Reverse-Bias Blocking: When OUT exceeds VDD (reverse-bias condition), the comparator detects this within 80us and turns off the MOSFET gate drive. The MOSFET turns off, blocking reverse current flow. The reverse blocking threshold is approximately 26mV (VOUT – VDD), meaning the device turns off when the output voltage exceeds the input by 26mV. Once the MOSFET is off, the reverse leakage current is less than 10nA typical, which is far lower than a Schottky diode (typically 1-100uA at rated voltage). The device blocks voltages up to 6V in the reverse direction.

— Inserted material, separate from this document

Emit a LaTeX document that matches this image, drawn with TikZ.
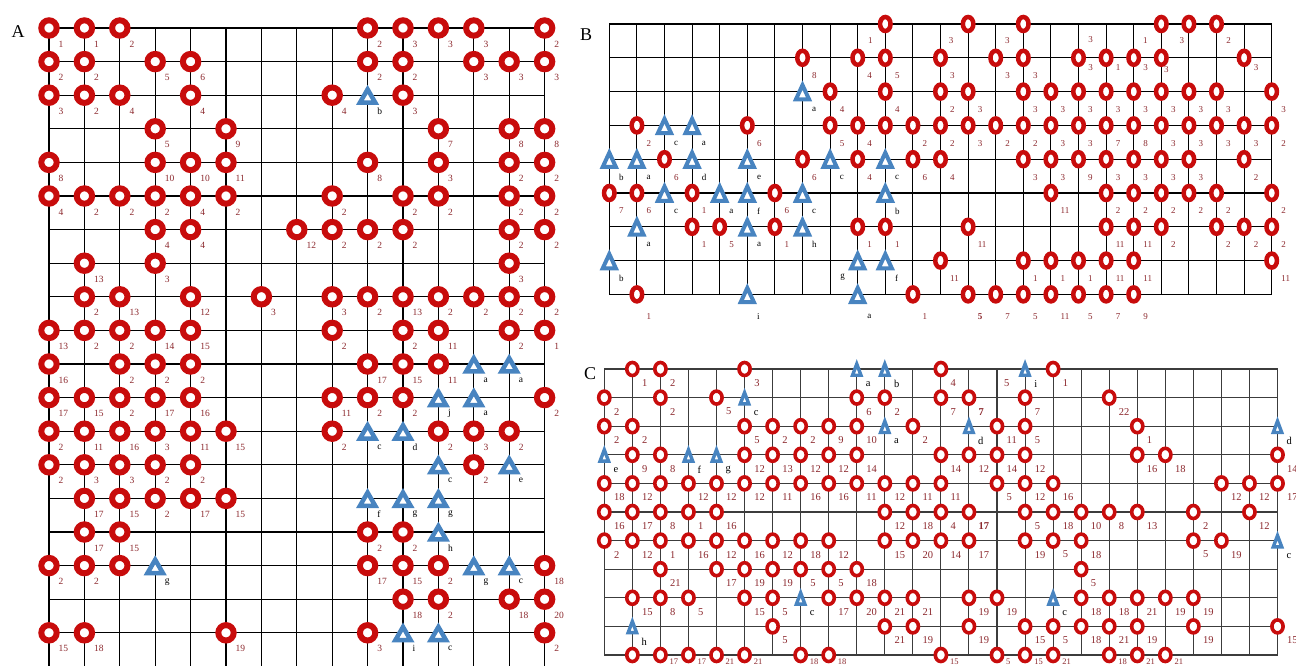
\documentclass[tikz,border=0pt]{standalone}
\usepackage{fontspec}
\setmainfont{Liberation Serif}
\usetikzlibrary{shapes.geometric}
\definecolor{ringred}{RGB}{200,12,12}
\definecolor{triblue}{RGB}{72,132,192}
\definecolor{numred}{RGB}{140,40,45}
\definecolor{gridgray}{RGB}{60,60,60}
\tikzset{
  gridA/.style={black, line width=1.3pt},
  gridB/.style={black, line width=1.15pt},
  gridC/.style={gridgray, line width=1.05pt},
  ringA/.style={circle, draw=ringred, fill=white, line width=6pt, minimum size=15.4pt, inner sep=0pt},
  ringB/.style={ellipse, draw=ringred, fill=white, line width=4.5pt, minimum width=10.5pt, minimum height=14pt, inner sep=0pt},
  ringC/.style={ellipse, draw=ringred, fill=white, line width=3.6pt, minimum width=11.2pt, minimum height=13pt, inner sep=0pt},
  triA/.style={regular polygon, regular polygon sides=3, draw=triblue, fill=white, line width=4.5pt, minimum size=17.7pt, inner sep=0pt},
  triB/.style={regular polygon, regular polygon sides=3, draw=triblue, fill=white, line width=4pt, minimum size=19pt, inner sep=0pt, xscale=0.8, transform shape},
  triC/.style={regular polygon, regular polygon sides=3, draw=triblue, fill=white, line width=3.4pt, minimum size=15pt, inner sep=0pt, xscale=0.65, transform shape},
  numA/.style={text=numred, font=\fontsize{9.5}{10}\selectfont, inner sep=0pt, anchor=west},
  letA/.style={numA, text=black},
  numB/.style={text=numred, font=\fontsize{9}{10}\selectfont, inner sep=0pt, anchor=west},
  letB/.style={numB, text=black},
  numC/.style={text=numred, font=\fontsize{10.5}{11}\selectfont, inner sep=0pt, anchor=west},
  letC/.style={numC, text=black},
  panel/.style={font=\fontsize{18}{18}\selectfont, inner sep=0pt}
}
\begin{document}
\begin{tikzpicture}[x=1pt,y=1pt]
\fill[white] (0,-666) rectangle (1296,0);
\useasboundingbox (0,-666) rectangle (1296,0);

% ---------------- grids ----------------
\foreach \i in {0,...,14} \draw[gridA] ({49+35.4*\i},-28) -- ({49+35.4*\i},-666);
\foreach \j in {0,...,18} \draw[gridA] (49,{-28-33.6*\j}) -- (544.6,{-28-33.6*\j});
\foreach \i in {0,...,24} \draw[gridB] ({609.3+27.6*\i},-24) -- ({609.3+27.6*\i},-294.4);
\foreach \j in {0,...,8} \draw[gridB] (609.3,{-24-33.8*\j}) -- (1271.7,{-24-33.8*\j});
\foreach \i in {0,...,24} \draw[gridC] ({604.3+28.05*\i},-369) -- ({604.3+28.05*\i},-655);
\foreach \j in {0,...,10} \draw[gridC] (604.3,{-369-28.6*\j}) -- (1277.5,{-369-28.6*\j});

% ---------------- panel letters ----------------
\node[panel] (LA) at (18,-32) {A};
\node[panel] (LB) at (586,-35) {B};
\node[panel] (LC) at (590,-374) {C};

% ---------------- panel A ----------------
\foreach \ci/\ri/\tx in {0/0/1,1/0/1,2/0/2,9/0/2,10/0/3,11/0/3,12/0/3,14/0/2,
 0/1/2,1/1/2,3/1/5,4/1/6,9/1/2,10/1/2,12/1/3,13/1/3,14/1/3,
 0/2/3,1/2/2,2/2/4,4/2/4,8/2/4,10/2/3,
 3/3/5,5/3/9,11/3/7,13/3/8,14/3/8,
 0/4/8,3/4/10,4/4/10,5/4/11,9/4/8,11/4/3,13/4/2,14/4/2,
 0/5/4,1/5/2,2/5/2,3/5/2,4/5/4,5/5/2,8/5/2,10/5/2,11/5/2,13/5/2,14/5/2,
 3/6/4,4/6/4,7/6/12,8/6/2,9/6/2,10/6/2,13/6/2,14/6/2,
 1/7/13,3/7/3,13/7/3,
 1/8/2,2/8/13,4/8/12,6/8/3,8/8/3,9/8/2,10/8/13,11/8/2,12/8/2,13/8/2,14/8/2,
 0/9/13,1/9/2,2/9/2,3/9/14,4/9/15,8/9/2,10/9/2,11/9/11,13/9/2,14/9/1,
 0/10/16,2/10/2,3/10/2,4/10/2,9/10/17,10/10/15,11/10/11,
 0/11/17,1/11/15,2/11/2,3/11/17,4/11/16,8/11/11,9/11/2,10/11/2,14/11/2,
 0/12/2,1/12/11,2/12/16,3/12/3,4/12/11,5/12/15,8/12/2,11/12/2,12/12/3,13/12/2,
 0/13/2,1/13/3,2/13/3,3/13/2,4/13/2,12/13/2,
 1/14/17,2/14/15,3/14/2,4/14/17,5/14/15,
 1/15/17,2/15/15,9/15/2,10/15/2,
 0/16/2,1/16/2,9/16/17,10/16/15,11/16/2,14/16/18,
 10/17/18,11/17/2,13/17/18,14/17/20,
 0/18/15,1/18/18,5/18/19,9/18/3,14/18/2}{
  \node[ringA] (A\ci-\ri) at ({49+35.4*\ci},{-28-33.6*\ri}) {};
  \node[numA] (A\ci-\ri-t) at ([shift={(9.5,-16)}]A\ci-\ri.center) {\tx};
}
\node[ringA] (A2-16) at ({49+35.4*2},{-28-33.6*16}) {};
\foreach \ci/\ri/\tx in {9/2/b,12/10/a,13/10/a,11/11/j,12/11/a,9/12/c,10/12/d,11/13/c,13/13/e,
 9/14/f,10/14/g,11/14/g,11/15/h,3/16/g,12/16/g,13/16/c,10/18/i,11/18/c}{
  \node[triA] (A\ci-\ri) at ({49+35.4*\ci},{-31-33.6*\ri}) {};
  \node[letA] (A\ci-\ri-t) at ([shift={(9.5,-13)}]A\ci-\ri.center) {\tx};
}

% ---------------- panel B ----------------
\foreach \ci/\ri/\tx in {7/1/8,9/1/4,10/1/5,12/1/3,14/1/3,15/1/3,
 8/2/4,10/2/4,12/2/2,13/2/3,15/2/3,16/2/3,17/2/3,18/2/3,19/2/3,20/2/3,21/2/3,22/2/3,24/2/3,
 1/3/2,5/3/6,8/3/5,9/3/4,11/3/2,12/3/2,13/3/3,14/3/2,15/3/2,16/3/3,17/3/3,18/3/7,19/3/8,20/3/3,21/3/3,22/3/3,23/3/3,24/3/2,
 2/4/6,7/4/6,9/4/4,11/4/6,12/4/4,15/4/3,16/4/3,17/4/9,18/4/3,19/4/3,20/4/3,21/4/3,23/4/2,
 0/5/7,1/5/6,3/5/1,6/5/6,16/5/11,18/5/2,19/5/2,20/5/2,21/5/2,22/5/2,24/5/2,
 3/6/1,4/6/5,6/6/1,9/6/1,10/6/1,13/6/11,18/6/11,19/6/11,20/6/2,22/6/2,23/6/2,24/6/2,
 12/7/11,15/7/1,16/7/1,17/7/1,18/7/11,19/7/11,24/7/11}{
  \node[ringB] (B\ci-\ri) at ({609.3+27.6*\ci},{-24-33.8*\ri}) {};
  \node[numB] (B\ci-\ri-t) at ([shift={(9.5,-18)}]B\ci-\ri.center) {\tx};
}
\foreach \ci/\ri/\tx in {1/8/1,11/8/1,13/8/\textbf{5},14/8/7,15/8/5,16/8/11,17/8/5,18/8/7,19/8/9}{
  \node[ringB] (B\ci-\ri) at ({609.3+27.6*\ci},{-24-33.8*\ri}) {};
  \node[numB] (B\ci-\ri-t) at ([shift={(9.5,-22)}]B\ci-\ri.center) {\tx};
}
\foreach \ci/\ri/\tx/\dx/\dy in {10/0/1/-15/-17,13/0/3/-17/-17,15/0/3/-16/-17,20/0/1/-16/-17,21/0/3/-7/-17,22/0/2/12/-17,
 17/1/3/12/-10,18/1/1/12/-10,19/1/3/12/-10,20/1/3/5/-12,23/1/3/12/-10}{
  \node[ringB] (B\ci-\ri) at ({609.3+27.6*\ci},{-24-33.8*\ri}) {};
  \node[numB, anchor=center] (B\ci-\ri-t) at ([shift={(\dx,\dy)}]B\ci-\ri.center) {\tx};
}
\node[ringB] (B10-3) at ({609.3+27.6*10},{-24-33.8*3}) {};
\node[numB, anchor=center] (Bx1) at (1090.7,-39.3) {3};
\foreach \ci/\ri/\tx in {7/2/a,2/3/c,3/3/a,0/4/b,1/4/a,3/4/d,5/4/e,8/4/c,10/4/c,2/5/c,4/5/a,5/5/f,7/5/c,10/5/b,
 1/6/a,5/6/a,7/6/h,0/7/b,10/7/f}{
  \node[triB] (B\ci-\ri) at ({609.3+27.6*\ci},{-27-33.8*\ri}) {};
  \node[letB] (B\ci-\ri-t) at ([shift={(9.5,-15)}]B\ci-\ri.center) {\tx};
}
\foreach \ci/\ri/\tx in {5/8/i,9/8/a}{
  \node[triB] (B\ci-\ri) at ({609.3+27.6*\ci},{-27-33.8*\ri}) {};
  \node[letB] (B\ci-\ri-t) at ([shift={(9.5,-19)}]B\ci-\ri.center) {\tx};
}
\node[triB] (B9-7) at ({609.3+27.6*9},{-27-33.8*7}) {};
\node[letB, anchor=center] (B9-7-t) at ([shift={(-15,-14)}]B9-7.center) {g};

% ---------------- panel C ----------------
\foreach \ci/\ri/\tx in {1/0/1,2/0/2,5/0/3,12/0/4,16/0/1,
 0/1/2,2/1/2,4/1/5,9/1/6,10/1/2,12/1/7,13/1/\textbf{7},15/1/7,18/1/22,
 0/2/2,1/2/2,5/2/5,6/2/2,7/2/2,8/2/9,9/2/10,11/2/2,14/2/11,15/2/5,19/2/1,
 1/3/9,2/3/8,5/3/12,6/3/13,7/3/12,8/3/12,9/3/14,12/3/14,13/3/12,14/3/14,15/3/12,19/3/16,20/3/18,24/3/14,
 0/4/18,1/4/12,3/4/12,4/4/12,5/4/12,6/4/11,7/4/16,8/4/16,9/4/11,10/4/12,11/4/11,12/4/11,14/4/5,15/4/12,16/4/16,22/4/12,23/4/12,24/4/17,
 0/5/16,1/5/17,2/5/8,3/5/1,4/5/16,10/5/12,11/5/18,12/5/4,13/5/\textbf{17},15/5/5,16/5/18,17/5/10,18/5/8,19/5/13,21/5/2,23/5/12,
 0/6/2,1/6/12,2/6/1,3/6/16,4/6/12,5/6/16,6/6/12,7/6/18,8/6/12,10/6/15,11/6/20,12/6/14,13/6/17,15/6/19,16/6/5,17/6/18,21/6/5,22/6/19,
 2/7/21,4/7/17,5/7/19,6/7/19,7/7/5,8/7/5,9/7/18,17/7/5,
 1/8/15,2/8/8,3/8/5,5/8/15,6/8/5,8/8/17,9/8/20,10/8/21,11/8/21,13/8/19,14/8/19,17/8/18,18/8/18,19/8/21,20/8/19,21/8/19,
 6/9/5,10/9/21,11/9/19,13/9/19,15/9/15,16/9/5,17/9/18,18/9/21,19/9/19,21/9/19,24/9/15}{
  \node[ringC] (C\ci-\ri) at ({604.3+28.05*\ci},{-369-28.6*\ri}) {};
  \node[numC] (C\ci-\ri-t) at ([shift={(9.5,-14)}]C\ci-\ri.center) {\tx};
}
\foreach \ci/\ri/\tx in {2/10/17,3/10/17,4/10/21,5/10/21,7/10/18,8/10/18,12/10/15,14/10/5,15/10/15,16/10/21,18/10/18,19/10/21,20/10/21}{
  \node[ringC] (C\ci-\ri) at ({604.3+28.05*\ci},{-369-28.6*\ri}) {};
  \node[numC, font=\fontsize{8.5}{9}\selectfont] (C\ci-\ri-t) at ([shift={(9,-6.5)}]C\ci-\ri.center) {\tx};
}
\foreach \ci/\ri in {2/4,1/10}{
  \node[ringC] (C\ci-\ri) at ({604.3+28.05*\ci},{-369-28.6*\ri}) {};
}
\node[numC, anchor=center] (Cx1) at (1006.7,-383.3) {5};
\foreach \ci/\ri/\tx in {9/0/a,10/0/b,15/0/i,5/1/c,10/2/a,13/2/d,24/2/d,0/3/e,3/3/f,4/3/g,24/6/c,7/8/c,16/8/c,1/9/h}{
  \node[triC] (C\ci-\ri) at ({604.3+28.05*\ci},{-371.5-28.6*\ri}) {};
  \node[letC] (C\ci-\ri-t) at ([shift={(9,-12.5)}]C\ci-\ri.center) {\tx};
}
\end{tikzpicture}
\end{document}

Enable Control: The EN pin provides an external control input. When EN is driven HIGH (above the enable threshold, approximately 1.0V), the ideal diode function is enabled and the device operates normally. When EN is driven LOW (below the disable threshold, approximately 0.4V), the gate driver is forced off regardless of the VDD-OUT voltage, and the MOSFET is turned off. In the disabled state, the device blocks up to 6V in both directions and draws minimal current from both VDD and EN pins.

Current Limiting: The internal current-limit circuit monitors the MOSFET current. When the forward current exceeds approximately 2A (such as during an output short circuit or a fast power-up into a large capacitive load), the gate drive is reduced to limit the current. The current limit operates in a constant-current mode, maintaining approximately 2A through the MOSFET. The resulting power dissipation (VDD x 2A) causes the junction temperature to rise.

Thermal Protection: When the junction temperature exceeds the thermal shutdown threshold (approximately 145C), the MOSFET is turned off to prevent damage. The thermal shutdown has 14C of hysteresis, meaning the device does not restart until the junction temperature drops to approximately 131C. This thermal cycling continues as long as the overcurrent condition persists, providing self-protection without requiring external intervention. The thermal protection also protects downstream circuitry by limiting the power that can be delivered into a fault.

Low Quiescent Current: The 300nA quiescent current is achieved through the use of sub-threshold CMOS design techniques in the control circuitry. The comparator, bias circuits, and gate driver are all designed to operate at nanoampere current levels. The quiescent current is relatively constant over the load current range because the control circuitry operates independently of the load current path. The low quiescent current ensures minimal battery drain in always-on applications such as backup power systems and portable devices in sleep mode.